Namun, penumpukan sampah tidak sepenuhnya dapat disalahkan pada curah hujan. Sampah yang terbawa ke Bendungan Katulampa berasal dari kebiasaan manusia yang membuang limbah secara sembarangan di sepanjang aliran sungai atau di daerah aliran air lainnya. Dengan kata lain, curah hujan hanya menjadi medium yang mempercepat pergerakan sampah menuju bendungan, tetapi akar masalahnya tetap berada pada pola pengelolaan sampah dan kesadaran lingkungan masyarakat.Â
Penumpukan sampah di Bendungan Katulampa juga bisa  disebabkan oleh terbatasnya kapasitas bendungan dalam menangani material yang terbawa arus sungai. Dengan curah hujan tinggi, debit air yang meningkat dapat membawa volume sampah jauh lebih besar dari biasanya. Hal ini memunculkan tantangan bagi pengelola bendungan untuk secara cepat membersihkan sampah agar tidak menghambat aliran air. Jika sampah tidak segera dibersihkan, dampaknya bisa menjadi bertambah . Pertama, sampah dapat menyumbat jalur air dan memicu banjir di wilayah sekitar. Kedua, material plastik dan limbah lainnya berpotensi mencemari ekosistem sungai, merugikan flora dan fauna yang hidup di dalamnya.

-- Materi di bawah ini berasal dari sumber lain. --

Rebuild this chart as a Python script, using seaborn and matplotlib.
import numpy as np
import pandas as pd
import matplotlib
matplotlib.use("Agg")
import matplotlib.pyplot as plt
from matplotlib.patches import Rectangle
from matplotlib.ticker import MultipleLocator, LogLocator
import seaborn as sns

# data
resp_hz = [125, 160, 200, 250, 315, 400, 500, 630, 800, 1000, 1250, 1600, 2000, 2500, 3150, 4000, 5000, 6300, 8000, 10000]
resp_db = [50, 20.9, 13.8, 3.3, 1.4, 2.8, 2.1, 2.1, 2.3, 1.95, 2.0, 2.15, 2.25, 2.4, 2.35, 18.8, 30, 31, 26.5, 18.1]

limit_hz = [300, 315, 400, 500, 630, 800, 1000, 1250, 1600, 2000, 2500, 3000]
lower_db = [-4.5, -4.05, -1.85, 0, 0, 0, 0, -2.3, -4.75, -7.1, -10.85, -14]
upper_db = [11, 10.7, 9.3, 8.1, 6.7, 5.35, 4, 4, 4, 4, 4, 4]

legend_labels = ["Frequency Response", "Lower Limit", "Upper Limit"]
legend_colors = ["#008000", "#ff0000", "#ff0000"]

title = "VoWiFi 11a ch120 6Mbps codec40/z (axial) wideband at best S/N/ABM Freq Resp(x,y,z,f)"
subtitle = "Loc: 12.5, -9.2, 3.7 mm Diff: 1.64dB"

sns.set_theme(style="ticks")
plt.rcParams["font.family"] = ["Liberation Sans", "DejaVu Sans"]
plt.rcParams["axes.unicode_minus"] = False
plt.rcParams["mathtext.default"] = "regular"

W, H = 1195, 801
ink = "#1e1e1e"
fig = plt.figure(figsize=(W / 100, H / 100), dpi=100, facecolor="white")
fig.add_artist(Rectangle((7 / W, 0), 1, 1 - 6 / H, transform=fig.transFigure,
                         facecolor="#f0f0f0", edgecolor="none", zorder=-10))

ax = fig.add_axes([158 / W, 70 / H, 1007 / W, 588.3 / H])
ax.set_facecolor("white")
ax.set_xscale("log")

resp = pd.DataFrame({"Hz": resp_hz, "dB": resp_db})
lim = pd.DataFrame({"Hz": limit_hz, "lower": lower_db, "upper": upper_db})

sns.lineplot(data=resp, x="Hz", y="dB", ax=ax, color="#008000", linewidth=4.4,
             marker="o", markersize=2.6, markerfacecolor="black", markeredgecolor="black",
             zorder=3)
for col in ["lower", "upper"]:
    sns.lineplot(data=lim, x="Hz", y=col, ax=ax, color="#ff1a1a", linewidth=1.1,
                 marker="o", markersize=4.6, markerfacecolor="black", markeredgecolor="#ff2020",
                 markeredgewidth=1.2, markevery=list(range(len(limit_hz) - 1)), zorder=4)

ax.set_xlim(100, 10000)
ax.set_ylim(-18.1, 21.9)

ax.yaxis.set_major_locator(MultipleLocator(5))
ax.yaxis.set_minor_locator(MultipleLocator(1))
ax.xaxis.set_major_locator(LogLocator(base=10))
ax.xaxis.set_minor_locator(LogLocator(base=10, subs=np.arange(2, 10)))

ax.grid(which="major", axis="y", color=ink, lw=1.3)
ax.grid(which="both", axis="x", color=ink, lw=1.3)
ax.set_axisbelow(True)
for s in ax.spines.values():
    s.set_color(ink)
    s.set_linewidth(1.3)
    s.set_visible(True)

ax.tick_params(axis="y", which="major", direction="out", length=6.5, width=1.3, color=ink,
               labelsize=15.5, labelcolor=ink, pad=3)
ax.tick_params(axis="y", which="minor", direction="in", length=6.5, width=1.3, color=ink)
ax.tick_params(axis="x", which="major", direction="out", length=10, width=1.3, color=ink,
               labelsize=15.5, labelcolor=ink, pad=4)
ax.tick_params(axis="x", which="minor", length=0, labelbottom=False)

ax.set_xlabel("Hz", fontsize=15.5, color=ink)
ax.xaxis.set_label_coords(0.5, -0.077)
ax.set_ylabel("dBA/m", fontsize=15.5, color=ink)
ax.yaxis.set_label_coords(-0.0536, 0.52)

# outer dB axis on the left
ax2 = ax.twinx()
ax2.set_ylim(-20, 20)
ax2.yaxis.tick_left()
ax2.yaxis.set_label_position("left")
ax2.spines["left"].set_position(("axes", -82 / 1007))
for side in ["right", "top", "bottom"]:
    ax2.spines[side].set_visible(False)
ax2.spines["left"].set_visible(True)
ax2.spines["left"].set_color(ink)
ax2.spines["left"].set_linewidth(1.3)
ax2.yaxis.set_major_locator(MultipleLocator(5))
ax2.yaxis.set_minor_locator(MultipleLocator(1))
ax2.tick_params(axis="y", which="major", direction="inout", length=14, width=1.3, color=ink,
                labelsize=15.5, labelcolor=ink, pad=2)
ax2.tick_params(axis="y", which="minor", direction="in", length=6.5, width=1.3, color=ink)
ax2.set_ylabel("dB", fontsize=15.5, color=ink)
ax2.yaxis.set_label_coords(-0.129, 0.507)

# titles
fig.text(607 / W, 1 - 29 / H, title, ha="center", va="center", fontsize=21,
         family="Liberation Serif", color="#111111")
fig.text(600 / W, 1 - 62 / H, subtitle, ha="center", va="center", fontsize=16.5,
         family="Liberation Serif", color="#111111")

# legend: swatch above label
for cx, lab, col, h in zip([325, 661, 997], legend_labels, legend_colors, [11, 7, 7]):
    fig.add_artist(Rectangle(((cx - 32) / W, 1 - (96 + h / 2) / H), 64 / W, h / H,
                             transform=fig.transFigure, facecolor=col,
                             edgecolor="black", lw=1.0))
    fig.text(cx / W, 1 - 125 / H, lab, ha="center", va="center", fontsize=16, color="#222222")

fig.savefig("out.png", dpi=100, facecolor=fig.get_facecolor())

Tetapi ada beberapa cara untuk mengurangi masalah tersebut, Masalah penumpukan sampah di Bendungan Katulampa tidak dapat diselesaikan hanya dengan mengandalkan pengelolaan bendungan. Langkah-langkah yang lebih besar harus dilakukan untuk menangani akar masalah, yaitu pengelolaan sampah di masyarakat dan pelestarian daerah aliran sungai.

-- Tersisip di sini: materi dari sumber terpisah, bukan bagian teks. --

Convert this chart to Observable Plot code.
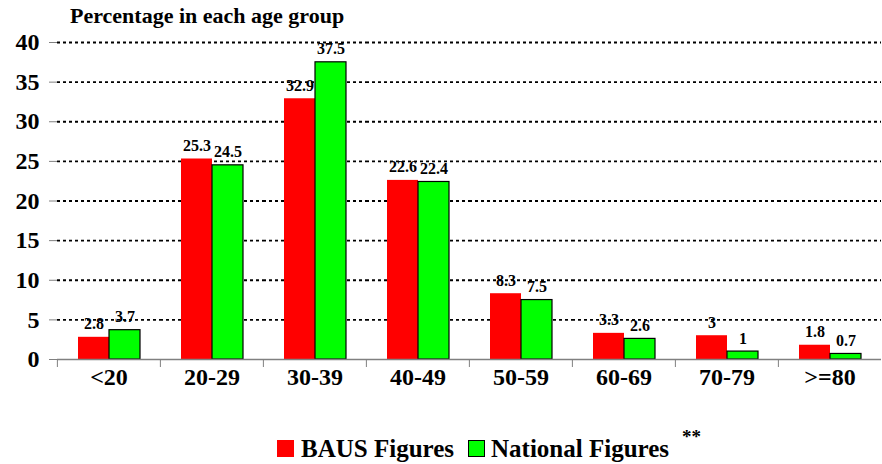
<!DOCTYPE html>
<html>
<head>
<meta charset="utf-8">
<script src="https://cdn.jsdelivr.net/npm/d3@7"></script>
<script src="https://cdn.jsdelivr.net/npm/@observablehq/plot@0.6"></script>
<style>
  html, body { margin: 0; padding: 0; background: white; }
  #wrap { position: relative; width: 882px; height: 464px; font-family: "Liberation Serif", "Times New Roman", serif; font-weight: bold; color: black; }
  #chart { position: absolute; left: 0; top: 0; }
  .lbl { position: absolute; white-space: nowrap; line-height: 1; }
  #title { left: 70px; top: 5px; font-size: 22px; }
  .sw { position: absolute; width: 17px; height: 17px; box-sizing: border-box; }
  .leg { font-size: 25px; top: 436px; }
  #stars { left: 682px; top: 427px; font-size: 19px; }
</style>
</head>
<body>
<div id="wrap">
  <div id="chart"></div>
  <div id="title" class="lbl">Percentage in each age group</div>
  <div id="legend"></div>
  <div id="stars" class="lbl">**</div>
</div>
<script>
const ages = ["<20", "20-29", "30-39", "40-49", "50-59", "60-69", "70-79", ">=80"];
const bausValues = [2.8, 25.3, 32.9, 22.6, 8.3, 3.3, 3, 1.8];
const nationalValues = [3.7, 24.5, 37.5, 22.4, 7.5, 2.6, 1, 0.7];
const seriesNames = ["BAUS Figures", "National Figures"];
const seriesColors = ["#ff0000", "#00ff00"];
const yTicks = [0, 5, 10, 15, 20, 25, 30, 35, 40];

const data = ages.flatMap((age, i) => [
  {age, series: seriesNames[0], value: bausValues[i]},
  {age, series: seriesNames[1], value: nationalValues[i]}
]);

const chart = Plot.plot({
  width: 882,
  height: 464,
  marginTop: 42,
  marginBottom: 105,
  marginLeft: 56,
  marginRight: 0,
  style: {fontFamily: "'Liberation Serif', 'Times New Roman', serif", background: "white", color: "black"},
  fx: {domain: ages, padding: 0, label: null},
  x: {domain: seriesNames, paddingInner: 0, paddingOuter: 0.66, axis: null},
  y: {domain: [0, 40], label: null},
  color: {domain: seriesNames, range: seriesColors},
  marks: [
    Plot.ruleY(yTicks.filter(d => d > 0), {stroke: "black", strokeWidth: 1.8, strokeDasharray: "3,3"}),
    Plot.barY(data, {filter: d => d.series === seriesNames[0], fx: "age", x: "series", y: "value", fill: "series"}),
    Plot.barY(data, {filter: d => d.series === seriesNames[1], fx: "age", x: "series", y: "value", fill: "series", stroke: "black", strokeWidth: 1.2}),
    Plot.ruleY([0], {stroke: "#808080", strokeWidth: 1.5}),
    Plot.text(data, {fx: "age", x: "series", y: "value", text: d => String(d.value), dy: -8, lineAnchor: "bottom", fontSize: 16, fontWeight: "bold", fill: "black"}),
    Plot.axisY({ticks: yTicks, tickSize: 8, tickPadding: 10, stroke: "#808080", fill: "black", fontSize: 24, fontWeight: "bold", label: null, line: true}),
    Plot.axisFx({anchor: "bottom", tickSize: 0, tickPadding: 8, fontSize: 24, fontWeight: "bold", fill: "black", label: null}),
    Plot.axisFx({anchor: "bottom", text: null, tickSize: 8, dx: -51.625, stroke: "#808080", label: null})
  ]
});
document.getElementById("chart").appendChild(chart);

const legend = d3.select("#legend");
const swLeft = [277, 468];
const textLeft = [301, 491];
seriesNames.forEach((name, i) => {
  legend.append("div").attr("class", "sw")
    .style("left", swLeft[i] + "px").style("top", "440px")
    .style("background", seriesColors[i])
    .style("border", i === 1 ? "1.5px solid black" : "none");
  legend.append("div").attr("class", "lbl leg")
    .style("left", textLeft[i] + "px")
    .text(name);
});
</script>
</body>
</html>
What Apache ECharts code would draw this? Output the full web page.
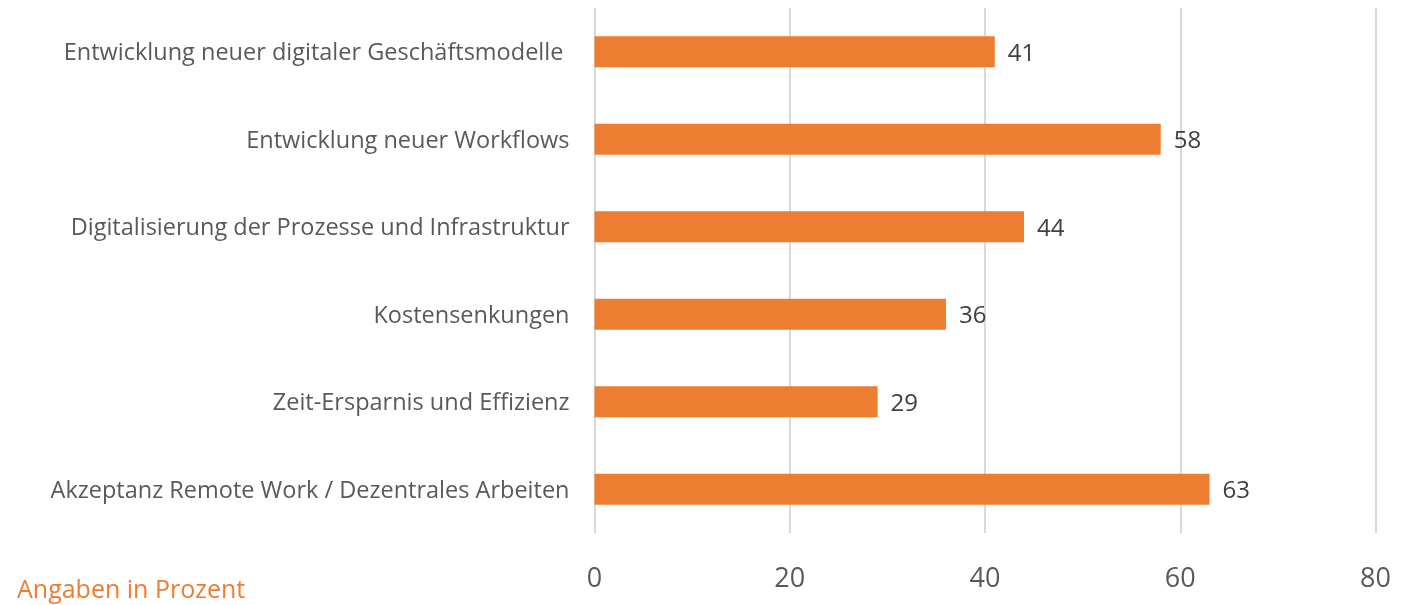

Edukasi kepada masyarakat menjadi kunci penting untuk mengubah kebiasaan buruk membuang sampah sembarangan. Pemerintah daerah juga perlu memperkuat regulasi terkait pengelolaan sampah dan memberikan fasilitas yang memadai untuk pengolahan limbah domestik. Di sisi lain, pelibatan komunitas lokal, seperti bank sampah dan kelompok pencinta lingkungan, dapat menjadi langkah efektif untuk mengurangi sampah yang masuk ke aliran sungai.
Selain itu, pemantauan intensif pada daerah rawan longsor di sekitar DAS Ciliwung juga dapat membantu mengurangi material organik yang terbawa ke sungai saat curah hujan tinggi. Revitalisasi ekosistem sungai, seperti penanaman pohon di daerah hulu, juga bisa membantu menstabilkan struktur tanah dan mengurangi risiko erosi.